Women’s T20 World Cup: England Prepare For A ‘Dog Fight’ In South Africa Semi-Final



Women's T20 World Cup: England prepare for a 'dog fight' in South Africa semi-final

England are preparing for a “dog fight” in their Women’s T20 World Cup semi-final against South Africa, says Katherine Sciver-Brunt.

England have cruised in to the semi-final unbeaten, while South Africa lost to Sri Lanka and Australia.

The winner will play Australia in Sunday’s final after their five-run win over India in Thursday’s semi-final.

“We had a game against them a couple of weeks ago where 500 runs were scored,” said fast bowler Sciver-Brunt, 37.

“That was a dog fight and it was only a practice.

“That’s what I love about South Africa, they are very passionate and they fight to the last ball and wear all emotions all over them – a bit like me.”

Sciver-Brunt started the World Cup poorly, but bounced back to form with 2-14 in England’s 114-run win against Pakistan where they posted 213-5, the highest total in the tournament’s history.

But despite England’s superior record in the lead up to the semi-finals, South Africa are playing at home and as underdogs, may feel under less pressure.

“The crowds are unbelievable, to the point where you can’t hear yourself think,” said Sciver-Brunt. “The crowd will be against us, but either way it’ll be a great day, a special occasion, and obviously we hope to be on the winning side of it.”

England thrashed South Africa in the multi-format series that the teams played during the summer of 2022, and also beat them in the semi-final of the 50-over World Cup earlier that year.
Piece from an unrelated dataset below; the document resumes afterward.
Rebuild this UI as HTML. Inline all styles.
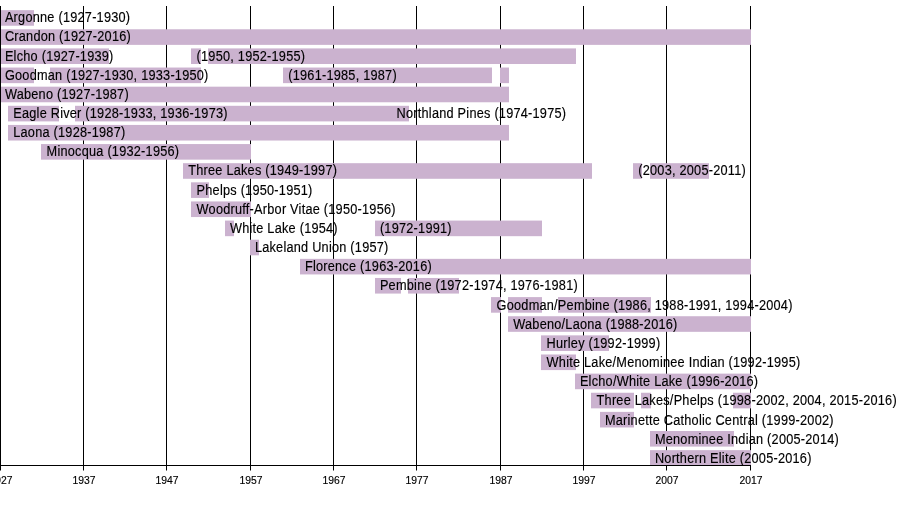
<!DOCTYPE html><html><head><meta charset="utf-8"><style>html,body{margin:0;padding:0;background:#fff;width:900px;height:515px;overflow:hidden}svg{display:block;will-change:transform}text{font-family:"Liberation Sans",sans-serif;fill:#000;stroke:#000;stroke-width:0.15px}</style></head><body>
<svg width="900" height="515" viewBox="0 0 900 515">
<rect x="0" y="0" width="900" height="515" fill="#fff"/>
<rect x="83" y="6" width="1" height="459.5" fill="#000"/>
<rect x="166" y="6" width="1" height="459.5" fill="#000"/>
<rect x="250" y="6" width="1" height="459.5" fill="#000"/>
<rect x="333" y="6" width="1" height="459.5" fill="#000"/>
<rect x="416" y="6" width="1" height="459.5" fill="#000"/>
<rect x="500" y="6" width="1" height="459.5" fill="#000"/>
<rect x="583" y="6" width="1" height="459.5" fill="#000"/>
<rect x="666" y="6" width="1" height="459.5" fill="#000"/>
<rect x="750" y="6" width="1" height="459.5" fill="#000"/>
<rect x="0" y="10.15" width="34" height="15.6" fill="#cbb2cf"/>
<rect x="0" y="29.28" width="751" height="15.6" fill="#cbb2cf"/>
<rect x="0" y="48.41" width="109" height="15.6" fill="#cbb2cf"/>
<rect x="191" y="48.41" width="10" height="15.6" fill="#cbb2cf"/>
<rect x="208" y="48.41" width="368" height="15.6" fill="#cbb2cf"/>
<rect x="0" y="67.54" width="34" height="15.6" fill="#cbb2cf"/>
<rect x="50" y="67.54" width="151" height="15.6" fill="#cbb2cf"/>
<rect x="283" y="67.54" width="209" height="15.6" fill="#cbb2cf"/>
<rect x="500" y="67.54" width="9" height="15.6" fill="#cbb2cf"/>
<rect x="0" y="86.67" width="509" height="15.6" fill="#cbb2cf"/>
<rect x="8" y="105.80" width="51" height="15.6" fill="#cbb2cf"/>
<rect x="75" y="105.80" width="334" height="15.6" fill="#cbb2cf"/>
<rect x="8" y="124.93" width="501" height="15.6" fill="#cbb2cf"/>
<rect x="41" y="144.06" width="210" height="15.6" fill="#cbb2cf"/>
<rect x="183" y="163.19" width="409" height="15.6" fill="#cbb2cf"/>
<rect x="633" y="163.19" width="9" height="15.6" fill="#cbb2cf"/>
<rect x="650" y="163.19" width="59" height="15.6" fill="#cbb2cf"/>
<rect x="191" y="182.32" width="18" height="15.6" fill="#cbb2cf"/>
<rect x="191" y="201.45" width="60" height="15.6" fill="#cbb2cf"/>
<rect x="225" y="220.58" width="9" height="15.6" fill="#cbb2cf"/>
<rect x="375" y="220.58" width="167" height="15.6" fill="#cbb2cf"/>
<rect x="250" y="239.71" width="9" height="15.6" fill="#cbb2cf"/>
<rect x="300" y="258.84" width="451" height="15.6" fill="#cbb2cf"/>
<rect x="375" y="277.97" width="26" height="15.6" fill="#cbb2cf"/>
<rect x="408" y="277.97" width="51" height="15.6" fill="#cbb2cf"/>
<rect x="491" y="297.10" width="10" height="15.6" fill="#cbb2cf"/>
<rect x="508" y="297.10" width="34" height="15.6" fill="#cbb2cf"/>
<rect x="558" y="297.10" width="93" height="15.6" fill="#cbb2cf"/>
<rect x="508" y="316.23" width="243" height="15.6" fill="#cbb2cf"/>
<rect x="541" y="335.36" width="68" height="15.6" fill="#cbb2cf"/>
<rect x="541" y="354.49" width="35" height="15.6" fill="#cbb2cf"/>
<rect x="575" y="373.62" width="176" height="15.6" fill="#cbb2cf"/>
<rect x="591" y="392.75" width="43" height="15.6" fill="#cbb2cf"/>
<rect x="641" y="392.75" width="10" height="15.6" fill="#cbb2cf"/>
<rect x="733" y="392.75" width="18" height="15.6" fill="#cbb2cf"/>
<rect x="600" y="411.88" width="34" height="15.6" fill="#cbb2cf"/>
<rect x="650" y="431.01" width="84" height="15.6" fill="#cbb2cf"/>
<rect x="650" y="450.14" width="101" height="15.6" fill="#cbb2cf"/>
<rect x="0" y="6" width="1" height="459.5" fill="#000"/>
<rect x="0" y="465" width="751" height="1" fill="#000"/>
<rect x="0" y="465" width="1" height="5.5" fill="#000"/>
<rect x="83" y="465" width="1" height="5.5" fill="#000"/>
<rect x="166" y="465" width="1" height="5.5" fill="#000"/>
<rect x="250" y="465" width="1" height="5.5" fill="#000"/>
<rect x="333" y="465" width="1" height="5.5" fill="#000"/>
<rect x="416" y="465" width="1" height="5.5" fill="#000"/>
<rect x="500" y="465" width="1" height="5.5" fill="#000"/>
<rect x="583" y="465" width="1" height="5.5" fill="#000"/>
<rect x="666" y="465" width="1" height="5.5" fill="#000"/>
<rect x="750" y="465" width="1" height="5.5" fill="#000"/>
<text transform="translate(4.90,22.00) scale(0.92,1)" font-size="13.86" letter-spacing="0.25">Argonne (1927-1930)</text>
<text transform="translate(4.90,41.00) scale(0.92,1)" font-size="13.86" letter-spacing="0.25">Crandon (1927-2016)</text>
<text transform="translate(4.90,61.00) scale(0.92,1)" font-size="13.86" letter-spacing="0.25">Elcho (1927-1939)</text>
<text transform="translate(196.57,61.00) scale(0.92,1)" font-size="13.86" letter-spacing="0.25">(1950, 1952-1955)</text>
<text transform="translate(4.90,80.00) scale(0.92,1)" font-size="13.86" letter-spacing="0.25">Goodman (1927-1930, 1933-1950)</text>
<text transform="translate(288.23,80.00) scale(0.92,1)" font-size="13.86" letter-spacing="0.25">(1961-1985, 1987)</text>
<text transform="translate(4.90,99.00) scale(0.92,1)" font-size="13.86" letter-spacing="0.25">Wabeno (1927-1987)</text>
<text transform="translate(13.23,118.00) scale(0.92,1)" font-size="13.86" letter-spacing="0.25">Eagle River (1928-1933, 1936-1973)</text>
<text transform="translate(396.57,118.00) scale(0.92,1)" font-size="13.86" letter-spacing="0.25">Northland Pines (1974-1975)</text>
<text transform="translate(13.23,137.00) scale(0.92,1)" font-size="13.86" letter-spacing="0.25">Laona (1928-1987)</text>
<text transform="translate(46.57,156.00) scale(0.92,1)" font-size="13.86" letter-spacing="0.25">Minocqua (1932-1956)</text>
<text transform="translate(188.23,175.00) scale(0.92,1)" font-size="13.86" letter-spacing="0.25">Three Lakes (1949-1997)</text>
<text transform="translate(638.23,175.00) scale(0.92,1)" font-size="13.86" letter-spacing="0.25">(2003, 2005-2011)</text>
<text transform="translate(196.57,195.00) scale(0.92,1)" font-size="13.86" letter-spacing="0.25">Phelps (1950-1951)</text>
<text transform="translate(196.57,214.00) scale(0.92,1)" font-size="13.86" letter-spacing="0.25">Woodruff-Arbor Vitae (1950-1956)</text>
<text transform="translate(229.90,233.00) scale(0.92,1)" font-size="13.86" letter-spacing="0.25">White Lake (1954)</text>
<text transform="translate(379.90,233.00) scale(0.92,1)" font-size="13.86" letter-spacing="0.25">(1972-1991)</text>
<text transform="translate(254.90,252.00) scale(0.92,1)" font-size="13.86" letter-spacing="0.25">Lakeland Union (1957)</text>
<text transform="translate(304.90,271.00) scale(0.92,1)" font-size="13.86" letter-spacing="0.25">Florence (1963-2016)</text>
<text transform="translate(379.90,290.00) scale(0.92,1)" font-size="13.86" letter-spacing="0.25">Pembine (1972-1974, 1976-1981)</text>
<text transform="translate(496.57,310.00) scale(0.92,1)" font-size="13.86" letter-spacing="0.25">Goodman/Pembine (1986, 1988-1991, 1994-2004)</text>
<text transform="translate(513.23,329.00) scale(0.92,1)" font-size="13.86" letter-spacing="0.25">Wabeno/Laona (1988-2016)</text>
<text transform="translate(546.57,348.00) scale(0.92,1)" font-size="13.86" letter-spacing="0.25">Hurley (1992-1999)</text>
<text transform="translate(546.57,367.00) scale(0.92,1)" font-size="13.86" letter-spacing="0.25">White Lake/Menominee Indian (1992-1995)</text>
<text transform="translate(579.90,386.00) scale(0.92,1)" font-size="13.86" letter-spacing="0.25">Elcho/White Lake (1996-2016)</text>
<text transform="translate(596.57,405.00) scale(0.92,1)" font-size="13.86" letter-spacing="0.25">Three Lakes/Phelps (1998-2002, 2004, 2015-2016)</text>
<text transform="translate(604.90,425.00) scale(0.92,1)" font-size="13.86" letter-spacing="0.25">Marinette Catholic Central (1999-2002)</text>
<text transform="translate(654.90,444.00) scale(0.92,1)" font-size="13.86" letter-spacing="0.25">Menominee Indian (2005-2014)</text>
<text transform="translate(654.90,463.00) scale(0.92,1)" font-size="13.86" letter-spacing="0.25">Northern Elite (2005-2016)</text>
<text transform="translate(0.9,484) scale(0.95,1)" font-size="10.9" text-anchor="middle">1927</text>
<text transform="translate(83.9,484) scale(0.95,1)" font-size="10.9" text-anchor="middle">1937</text>
<text transform="translate(166.9,484) scale(0.95,1)" font-size="10.9" text-anchor="middle">1947</text>
<text transform="translate(250.9,484) scale(0.95,1)" font-size="10.9" text-anchor="middle">1957</text>
<text transform="translate(333.9,484) scale(0.95,1)" font-size="10.9" text-anchor="middle">1967</text>
<text transform="translate(416.9,484) scale(0.95,1)" font-size="10.9" text-anchor="middle">1977</text>
<text transform="translate(500.9,484) scale(0.95,1)" font-size="10.9" text-anchor="middle">1987</text>
<text transform="translate(583.9,484) scale(0.95,1)" font-size="10.9" text-anchor="middle">1997</text>
<text transform="translate(666.9,484) scale(0.95,1)" font-size="10.9" text-anchor="middle">2007</text>
<text transform="translate(750.9,484) scale(0.95,1)" font-size="10.9" text-anchor="middle">2017</text>
</svg></body></html>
Heather Knight’s side have gained attention during the competition with their attacking and aggressive brand of cricket, especially with the bat as Katherine Sciver-Brunt’s wife Nat leads the run-scoring charts – and they are prepared to keep playing that way.

“Everyone knows their plan and always take the positive option,” said batter Danni Wyatt. “It’s T20 cricket, you’re meant to go out there from ball one.

“So, no matter the conditions, we’re still going to go out there and try and take it to them.”

South Africa are planning on using England’s new-found aggression in their favour.

England slipped to 29-3 against India and recovered excellently, but the top order has been relatively inconsistent, which comes with the territory of their attacking intent.

“There’s no pressure on us, we can just go out and enjoy playing freely,” said South Africa captain Sune Luus.

“They’re playing a very attacking brand, which I think can play into our hands. Once they lose a wicket, they don’t stop being aggressive, which I think can definitely play into our advantage tomorrow.”

South Africa’s tournament started poorly, shockingly losing the opening fixture to Sri Lanka before a more predictable defeat by reigning champions Australia.

They have since enjoyed comfortable victories against New Zealand and Bangladesh, boosted by the noise and passion of a home crowd at Newlands.

Their bowlers have been in form throughout with the pace of Marizanne Kapp and Shabnim Ismail, but as a side they are prepared to put things right from previous World Cup disappointments.

It is South Africa’s third T20 World Cup semi-final, and they have also reached the same stage of the 50-over World Cup three times – but have never reached a final.

“We’ve been on the other side of it too many times to know exactly what it feels like, and we don’t want to be there again,” said Luus.

“So I guess there’s motivation for us to just go out and enjoy the game, with nothing to lose. We’re just going to try and play our best cricket and try and enjoy the moment.”